**Material**
━━━━

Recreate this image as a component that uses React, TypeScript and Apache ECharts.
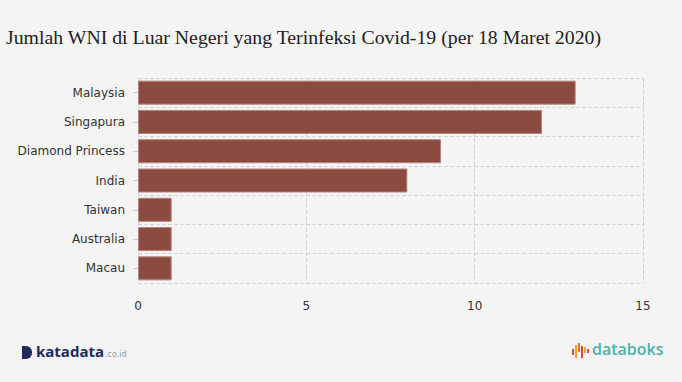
import React, { useEffect, useRef } from "react";
import * as echarts from "echarts";

const categories = ["Malaysia", "Singapura", "Diamond Princess", "India", "Taiwan", "Australia", "Macau"];
const values = [13, 12, 9, 8, 1, 1, 1];
const xTicks = [0, 5, 10, 15];

export default function App() {
  const ref = useRef<HTMLDivElement>(null);
  useEffect(() => {
    const chart = echarts.init(ref.current!, null, { renderer: "svg" });
    const barColors = ["#e0483a", "#f0a030", "#e8742c", "#e0483a", "#f0a030"];
    chart.setOption({
      animation: false,
      backgroundColor: "#f4f4f4",
      title: {
        text: "Jumlah WNI di Luar Negeri yang Terinfeksi Covid-19 (per 18 Maret 2020)",
        left: 1,
        top: 22,
        textStyle: { fontFamily: "Liberation Serif", fontWeight: "normal", fontSize: 19.8, color: "#222" },
      },
      grid: { left: 138, right: 39, top: 78, bottom: 99 },
      xAxis: {
        type: "value",
        min: 0,
        max: 15,
        interval: 5,
        axisLine: { show: false },
        axisTick: { show: false },
        axisLabel: {
          margin: 17,
          color: "#333",
          fontFamily: "DejaVu Sans",
          fontSize: 12,
          formatter: (v: number) => (xTicks.includes(v) ? String(v) : ""),
        },
        splitLine: { show: true, lineStyle: { type: "dashed", color: "#d4d4d4", width: 1 } },
      },
      yAxis: {
        type: "category",
        data: categories,
        inverse: true,
        axisLine: { show: false },
        axisTick: { show: true, alignWithLabel: true, length: 5, lineStyle: { color: "#ccc" } },
        axisLabel: { color: "#333", fontFamily: "DejaVu Sans", fontSize: 12, margin: 13 },
        splitLine: { show: true, lineStyle: { type: "dashed", color: "#d4d4d4", width: 1 } },
      },
      series: [
        {
          type: "bar",
          data: values,
          barCategoryGap: "18%",
          itemStyle: { color: "#8c4b40", borderColor: "#b58379", borderWidth: 1 },
        },
      ],
      graphic: [
        { type: "rect", shape: { x: 22, y: 346, width: 4, height: 13 }, style: { fill: "#1b2b5c" } },
        { type: "rect", shape: { x: 26, y: 346, width: 6, height: 13, r: [0, 6, 6, 0] }, style: { fill: "#1b2b5c" } },
        {
          type: "text",
          left: 36,
          top: 343,
          style: { text: "katadata", fill: "#1b2b5c", font: "bold 15px 'Open Sans'" },
        },
        {
          type: "text",
          left: 105,
          top: 350,
          style: { text: ".co.id", fill: "#8a9aa0", font: "8px 'DejaVu Sans'" },
        },
        ...[
          [572, 349, 2, 6],
          [575, 345, 2, 13],
          [578, 343, 2, 9],
          [581, 346, 2, 12],
          [584, 347, 2, 6],
          [587, 349, 2, 4],
        ].map(([x, y, w, h], i) => ({
          type: "rect",
          shape: { x, y, width: w, height: h },
          style: { fill: barColors[i % barColors.length] },
        })),
        {
          type: "text",
          left: 592,
          top: 341,
          style: { text: "databoks", fill: "#4bb3ad", font: "600 16px 'Open Sans'" },
        },
      ],
    });
    return () => chart.dispose();
  }, []);
  return <div ref={ref} style={{ width: 682, height: 382, position: "absolute", left: 0, top: 0 }} />;
}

━━━━

**Requirements**
With the pictures left out, transcribe the material exactly.

**Exercise response**
Recreate this image as a component that uses React, TypeScript and Apache ECharts.
import React, { useEffect, useRef } from "react";
import * as echarts from "echarts";

const categories = ["Malaysia", "Singapura", "Diamond Princess", "India", "Taiwan", "Australia", "Macau"];
const values = [13, 12, 9, 8, 1, 1, 1];
const xTicks = [0, 5, 10, 15];

export default function App() {
  const ref = useRef<HTMLDivElement>(null);
  useEffect(() => {
    const chart = echarts.init(ref.current!, null, { renderer: "svg" });
    const barColors = ["#e0483a", "#f0a030", "#e8742c", "#e0483a", "#f0a030"];
    chart.setOption({
      animation: false,
      backgroundColor: "#f4f4f4",
      title: {
        text: "Jumlah WNI di Luar Negeri yang Terinfeksi Covid-19 (per 18 Maret 2020)",
        left: 1,
        top: 22,
        textStyle: { fontFamily: "Liberation Serif", fontWeight: "normal", fontSize: 19.8, color: "#222" },
      },
      grid: { left: 138, right: 39, top: 78, bottom: 99 },
      xAxis: {
        type: "value",
        min: 0,
        max: 15,
        interval: 5,
        axisLine: { show: false },
        axisTick: { show: false },
        axisLabel: {
          margin: 17,
          color: "#333",
          fontFamily: "DejaVu Sans",
          fontSize: 12,
          formatter: (v: number) => (xTicks.includes(v) ? String(v) : ""),
        },
        splitLine: { show: true, lineStyle: { type: "dashed", color: "#d4d4d4", width: 1 } },
      },
      yAxis: {
        type: "category",
        data: categories,
        inverse: true,
        axisLine: { show: false },
        axisTick: { show: true, alignWithLabel: true, length: 5, lineStyle: { color: "#ccc" } },
        axisLabel: { color: "#333", fontFamily: "DejaVu Sans", fontSize: 12, margin: 13 },
        splitLine: { show: true, lineStyle: { type: "dashed", color: "#d4d4d4", width: 1 } },
      },
      series: [
        {
          type: "bar",
          data: values,
          barCategoryGap: "18%",
          itemStyle: { color: "#8c4b40", borderColor: "#b58379", borderWidth: 1 },
        },
      ],
      graphic: [
        { type: "rect", shape: { x: 22, y: 346, width: 4, height: 13 }, style: { fill: "#1b2b5c" } },
        { type: "rect", shape: { x: 26, y: 346, width: 6, height: 13, r: [0, 6, 6, 0] }, style: { fill: "#1b2b5c" } },
        {
          type: "text",
          left: 36,
          top: 343,
          style: { text: "katadata", fill: "#1b2b5c", font: "bold 15px 'Open Sans'" },
        },
        {
          type: "text",
          left: 105,
          top: 350,
          style: { text: ".co.id", fill: "#8a9aa0", font: "8px 'DejaVu Sans'" },
        },
        ...[
          [572, 349, 2, 6],
          [575, 345, 2, 13],
          [578, 343, 2, 9],
          [581, 346, 2, 12],
          [584, 347, 2, 6],
          [587, 349, 2, 4],
        ].map(([x, y, w, h], i) => ({
          type: "rect",
          shape: { x, y, width: w, height: h },
          style: { fill: barColors[i % barColors.length] },
        })),
        {
          type: "text",
          left: 592,
          top: 341,
          style: { text: "databoks", fill: "#4bb3ad", font: "600 16px 'Open Sans'" },
        },
      ],
    });
    return () => chart.dispose();
  }, []);
  return <div ref={ref} style={{ width: 682, height: 382, position: "absolute", left: 0, top: 0 }} />;
}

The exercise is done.